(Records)

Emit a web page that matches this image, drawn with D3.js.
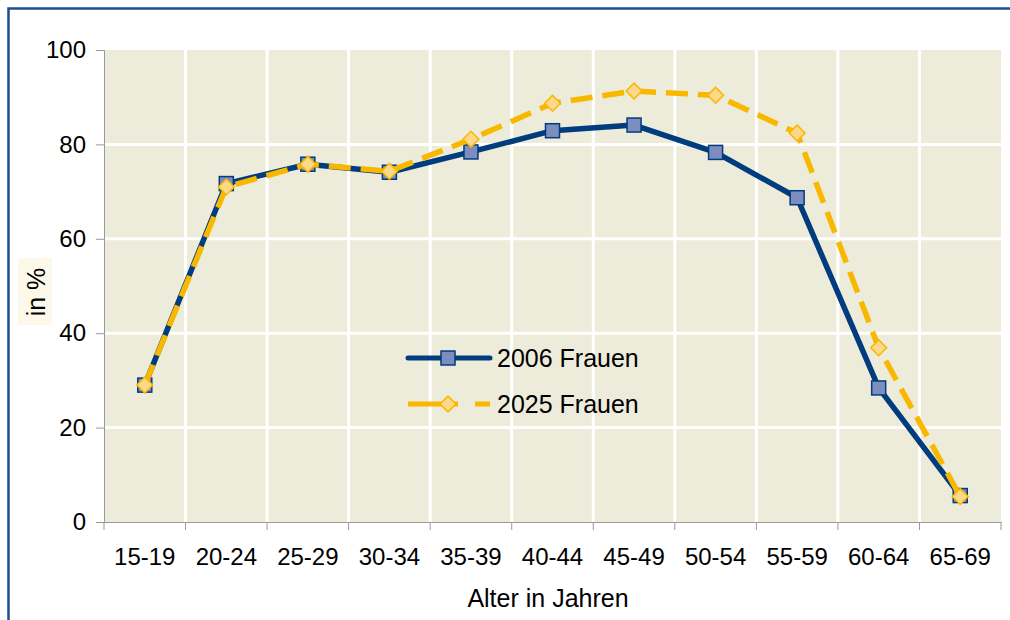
<!DOCTYPE html>
<html>
<head>
<meta charset="utf-8">
<script src="https://cdn.jsdelivr.net/npm/d3@7"></script>
<style>
  body { margin: 0; background: #fff; }
  text { font-family: "Liberation Sans", Arial, sans-serif; fill: #000; }
</style>
</head>
<body>
<div id="chart"></div>
<script>
// Age groups and participation rates (%)
const ageGroups = ["15-19", "20-24", "25-29", "30-34", "35-39", "40-44", "45-49", "50-54", "55-59", "60-64", "65-69"];
const frauen2006 = [29, 71.7, 75.8, 74.1, 78.4, 82.9, 84.1, 78.3, 68.7, 28.4, 5.6];
const frauen2025 = [29, 71.0, 75.8, 74.3, 81.1, 88.7, 91.3, 90.4, 82.4, 36.9, 5.4];
const yTicks = [0, 20, 40, 60, 80, 100];

const width = 1010;
const height = 620;
const margin = {top: 50, right: 9, bottom: 98, left: 104};

const svg = d3.select("#chart")
  .append("svg")
  .attr("width", width)
  .attr("height", height);

// outer frame
svg.append("rect")
  .attr("x", 8.5).attr("y", 8.5)
  .attr("width", 1020).attr("height", 640)
  .attr("fill", "none")
  .attr("stroke", "#1d4f8f")
  .attr("stroke-width", 2.5);

const x = d3.scaleBand()
  .domain(ageGroups)
  .range([margin.left, width - margin.right]);

const y = d3.scaleLinear()
  .domain([0, 100])
  .range([height - margin.bottom, margin.top]);

// plot background
svg.append("rect")
  .attr("x", margin.left)
  .attr("y", margin.top)
  .attr("width", width - margin.right - margin.left)
  .attr("height", y(0) - y(100))
  .attr("fill", "#edebda");

// white grid lines
svg.append("g")
  .selectAll("line")
  .data(yTicks.slice(1, -1))
  .enter().append("line")
  .attr("x1", margin.left).attr("x2", width - margin.right)
  .attr("y1", d => y(d)).attr("y2", d => y(d))
  .attr("stroke", "#fff").attr("stroke-width", 3);

svg.append("g")
  .selectAll("line")
  .data(ageGroups.slice(1))
  .enter().append("line")
  .attr("x1", d => x(d)).attr("x2", d => x(d))
  .attr("y1", y(100)).attr("y2", y(0))
  .attr("stroke", "#fff").attr("stroke-width", 3);

// Y axis
const yAxis = svg.append("g")
  .attr("transform", `translate(${margin.left},0)`)
  .call(d3.axisLeft(y).tickValues(yTicks).tickSize(8).tickPadding(10));
yAxis.selectAll("text").style("font-size", "24px");

// X axis with ticks at category boundaries
const xAxis = svg.append("g")
  .attr("transform", `translate(0,${y(0)})`)
  .call(d3.axisBottom(x).tickSize(0).tickPadding(26));
xAxis.selectAll("text").style("font-size", "24px");
xAxis.selectAll(".bound")
  .data(ageGroups.concat(["end"]))
  .enter().append("line")
  .attr("x1", (d, i) => margin.left + i * x.step())
  .attr("x2", (d, i) => margin.left + i * x.step())
  .attr("y1", 0).attr("y2", 8)
  .attr("stroke", "#999");

svg.selectAll(".domain, .tick line").attr("stroke", "#999");

// axis titles
svg.append("text")
  .attr("x", 548)
  .attr("y", 607)
  .attr("text-anchor", "middle")
  .style("font-size", "25px")
  .text("Alter in Jahren");

svg.append("rect")
  .attr("x", 18).attr("y", 258)
  .attr("width", 34).attr("height", 67)
  .attr("fill", "#fcf8ea");
svg.append("text")
  .attr("transform", "translate(45,292) rotate(-90)")
  .attr("text-anchor", "middle")
  .style("font-size", "25px")
  .text("in %");

// series
const cx = (d, i) => x(ageGroups[i]) + x.bandwidth() / 2;
const line = d3.line().x(cx).y(d => y(d));

svg.append("path")
  .datum(frauen2006)
  .attr("d", line)
  .attr("fill", "none")
  .attr("stroke", "#003c7e")
  .attr("stroke-width", 5.5)
  .attr("stroke-linejoin", "round");

svg.append("g")
  .selectAll("rect")
  .data(frauen2006)
  .enter().append("rect")
  .attr("x", (d, i) => cx(d, i) - 7)
  .attr("y", d => y(d) - 7)
  .attr("width", 14).attr("height", 14)
  .attr("fill", "#7d8dbf")
  .attr("stroke", "#003c7e")
  .attr("stroke-width", 1.5);

svg.append("path")
  .datum(frauen2025)
  .attr("d", line)
  .attr("fill", "none")
  .attr("stroke", "#f8b800")
  .attr("stroke-width", 5.5)
  .attr("stroke-dasharray", "22,10");

svg.append("g")
  .selectAll("path")
  .data(frauen2025)
  .enter().append("path")
  .attr("transform", (d, i) => `translate(${cx(d, i)},${y(d)}) rotate(45)`)
  .attr("d", d3.symbol().type(d3.symbolSquare).size(125))
  .attr("fill", "#fcd98a")
  .attr("stroke", "#f8b800")
  .attr("stroke-width", 1.5);

// legend
const legend = svg.append("g");
legend.append("line")
  .attr("x1", 408).attr("x2", 490).attr("y1", 358).attr("y2", 358)
  .attr("stroke", "#003c7e").attr("stroke-width", 5).attr("stroke-linecap", "round");
legend.append("rect")
  .attr("x", 441).attr("y", 351).attr("width", 14).attr("height", 14)
  .attr("fill", "#7d8dbf").attr("stroke", "#003c7e").attr("stroke-width", 1.5);
legend.append("text")
  .attr("x", 497).attr("y", 367)
  .style("font-size", "25px")
  .text("2006 Frauen");

legend.append("line")
  .attr("x1", 408).attr("x2", 490).attr("y1", 404).attr("y2", 404)
  .attr("stroke", "#f8b800").attr("stroke-width", 5)
  .attr("stroke-dasharray", "50,17,15");
legend.append("path")
  .attr("transform", "translate(448,404) rotate(45)")
  .attr("d", d3.symbol().type(d3.symbolSquare).size(125))
  .attr("fill", "#fcd98a").attr("stroke", "#f8b800").attr("stroke-width", 1.5);
legend.append("text")
  .attr("x", 497).attr("y", 413)
  .style("font-size", "25px")
  .text("2025 Frauen");
</script>
</body>
</html>
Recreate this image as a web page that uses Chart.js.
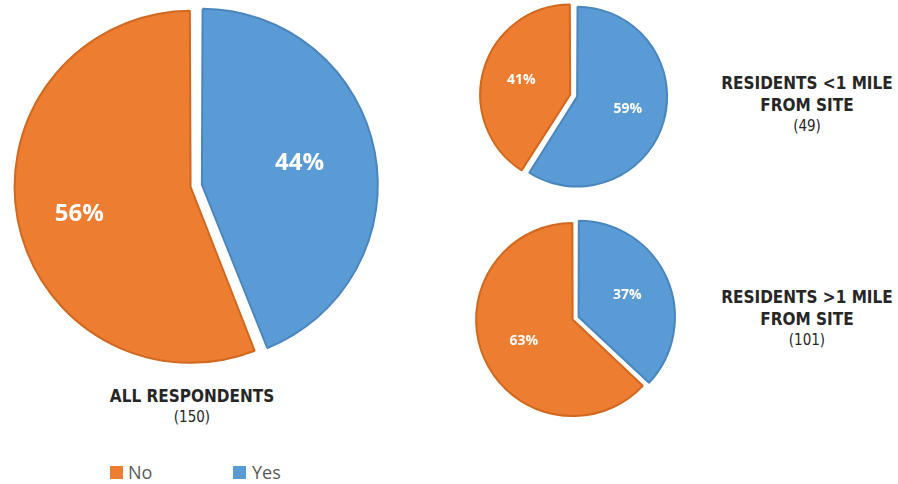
<!DOCTYPE html>
<html><head><meta charset="utf-8">
<script src="https://cdn.jsdelivr.net/npm/chart.js@4"></script>
<style>
html,body{margin:0;padding:0;background:#fff;width:898px;height:484px;overflow:hidden;position:relative}
canvas{position:absolute}
.t{position:absolute;text-align:center;color:#262626;font-family:'DejaVu Sans Condensed','DejaVu Sans',sans-serif;font-weight:bold;font-size:17px;line-height:22px;width:220px}
.n{font-weight:normal;font-size:15px;line-height:20px}
.lg{position:absolute;font-family:'Open Sans',sans-serif;font-size:18px;color:#595959;line-height:20px}
.sq{position:absolute;width:13px;height:13px}
</style></head><body>
<canvas id="c0" width="390" height="390" style="left:0;top:-9px"></canvas>
<canvas id="c1" width="200" height="200" style="left:475px;top:-4px"></canvas>
<canvas id="c2" width="220" height="220" style="left:464px;top:209px"></canvas>
<div class="t" style="left:82px;top:385px">ALL RESPONDENTS<div class="n">(150)</div></div>
<div class="t" style="left:697px;top:72px">RESIDENTS &lt;1 MILE<br>FROM SITE<div class="n">(49)</div></div>
<div class="t" style="left:697px;top:286px">RESIDENTS &gt;1 MILE<br>FROM SITE<div class="n">(101)</div></div>
<div class="sq" style="left:110px;top:466px;background:#ED7D31"></div>
<div class="lg" id="lg0" style="left:128px;top:462px"></div>
<div class="sq" style="left:233px;top:466px;background:#5B9BD5"></div>
<div class="lg" id="lg1" style="left:252px;top:462px"></div>
<script>
const categories = ['No', 'Yes'];
const groups = ['ALL RESPONDENTS', 'RESIDENTS <1 MILE FROM SITE', 'RESIDENTS >1 MILE FROM SITE'];
const counts = [150, 49, 101];
const noPct = [56, 41, 63];
const yesPct = [44, 59, 37];

document.getElementById('lg0').textContent = categories[0];
document.getElementById('lg1').textContent = categories[1];

const fills = ['#ED7D31', '#5B9BD5'];
const borders = ['#D0681F', '#4A86BE'];

function labelPlugin(size, rf, dy) {
  return {
    id: 'pctLabels',
    afterDatasetsDraw(chart) {
      const ctx = chart.ctx;
      const meta = chart.getDatasetMeta(0);
      const ds = chart.data.datasets[0];
      ctx.save();
      ctx.fillStyle = '#fff';
      ctx.font = 'bold ' + size + 'px "Open Sans"';
      ctx.textAlign = 'center';
      ctx.textBaseline = 'middle';
      meta.data.forEach((arc, i) => {
        const p = arc.getProps(['x', 'y', 'startAngle', 'endAngle', 'outerRadius'], true);
        const mid = (p.startAngle + p.endAngle) / 2;
        const off = (ds.offset[i] || 0) / 4;
        const r = p.outerRadius * rf[i] + off;
        ctx.fillText(ds.data[i] + '%', p.x + Math.cos(mid) * r, p.y + Math.sin(mid) * r + dy[i]);
      });
      ctx.restore();
    }
  };
}

const specs = [
  {id: 'c0', radius: 171.5, offset: [18, 28], size: 24, rf: [0.66, 0.58], dy: [6, -3]},
  {id: 'c1', radius: 87.7, offset: [20, 9], size: 14, rf: [0.58, 0.6], dy: [0, -2]},
  {id: 'c2', radius: 95, offset: [6, 20], size: 14, rf: [0.56, 0.56], dy: [0, -1]}
];

specs.forEach((s, g) => {
  const data = [noPct[g], yesPct[g]];
  const rot = yesPct[g] / (noPct[g] + yesPct[g]) * 360;
  new Chart(document.getElementById(s.id), {
    type: 'pie',
    data: {
      labels: categories,
      datasets: [{
        data: data,
        backgroundColor: fills,
        borderColor: borders,
        borderWidth: 2,
        offset: s.offset
      }]
    },
    options: {
      responsive: false,
      animation: false,
      rotation: rot,
      radius: s.radius,
      layout: {padding: 0},
      events: [],
      plugins: {legend: {display: false}, tooltip: {enabled: false}, title: {display: false}}
    },
    plugins: [labelPlugin(s.size, s.rf, s.dy)]
  });
});
</script>
</body></html>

▶ _PROBLEM DESCRIPTION_
Track down every line holding the string "that" and copy it.

▶ _RESULT FOR THIS TASK_
Emit a web page that matches this image, drawn with D3.js.
Recreate this image as a web page that uses Chart.js.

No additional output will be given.